Have you ever hung out with a reticulated python? I have. I was about 19 and my boyfriend came home from class one day carrying a large, wriggling denim bag. Apparently someone at school was taking a leave for a semester and needed a snake sitter. Turns out the kid never came back, and we became the proud parents of a 10 foot long tube of muscle and mean. We were told that it was used to handling, and so we brought it out of its cage and let our friends check it out and feel its power as it wrapped around their waist or cut off the blood supply to their forearm.

All was well until it got fed up with us. And then it began to punch.

Imagine a snake as long as a room and as big around as a cereal bowl, winding it's head back and putting all the force of it's pent up coil into a strike straight at your face. It gave my boyfriend a black eye, and scared the crud out of us.

Big snakes are no joke. They are amazing, gorgeous creatures deserving of respect, which is what Animals in Wonderland tries to teach.

Apparently Juliette doesn't punch, she merely bites. For me, that wouldn't be much comfort.

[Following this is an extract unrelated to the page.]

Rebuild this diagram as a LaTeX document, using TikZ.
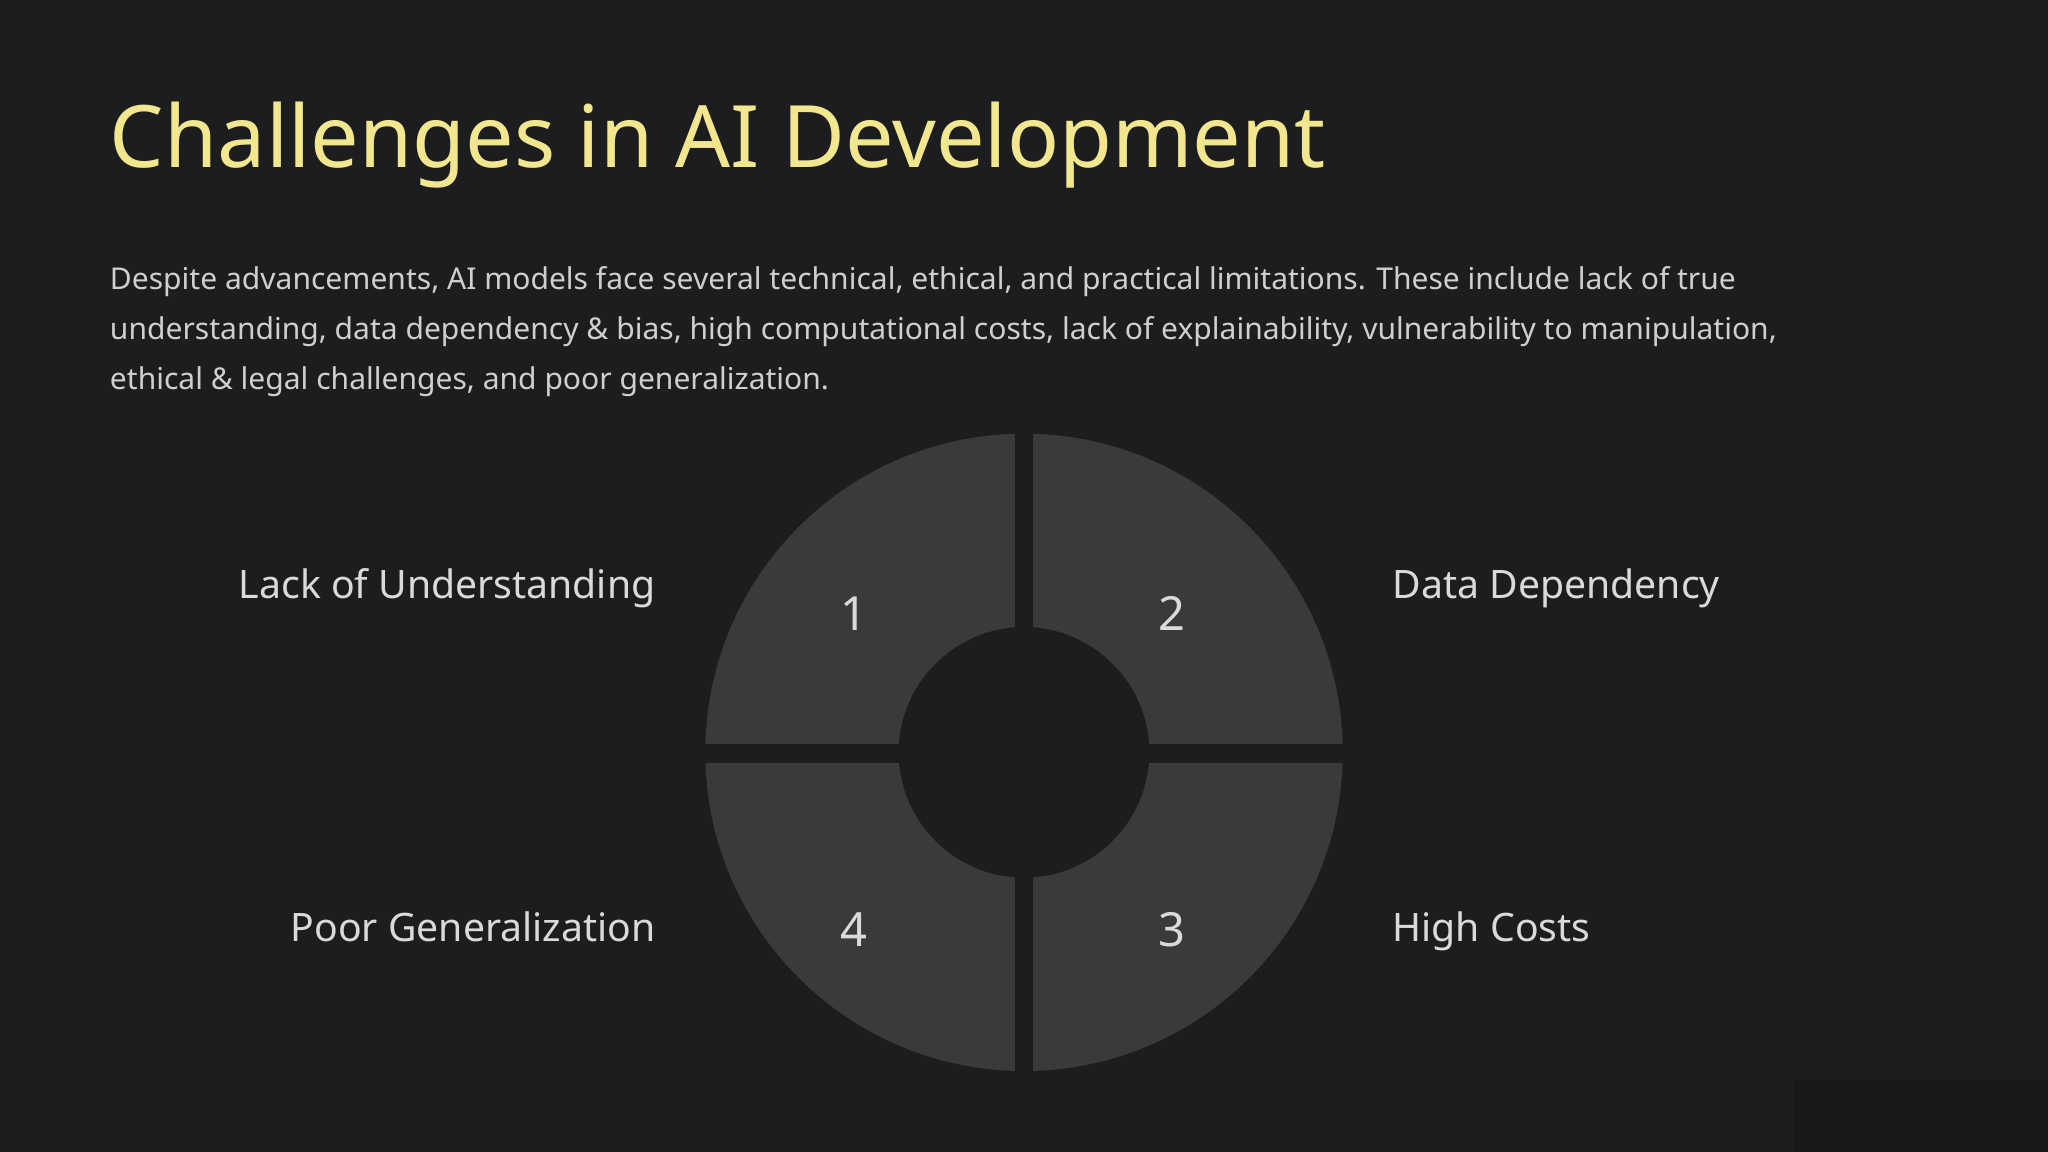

Jeru says she isn't sleeping well. The snakes appreciate her warmth at night and nestle in close. She's on social media at all hours, and is journaling the experience for incorporation into a book about the spiritual journey which led her to start the sanctuary and ultimately to this call for financial assistance. So far she hasn't gotten bitten, but she'll be in the snake room for a few more days, until April 25.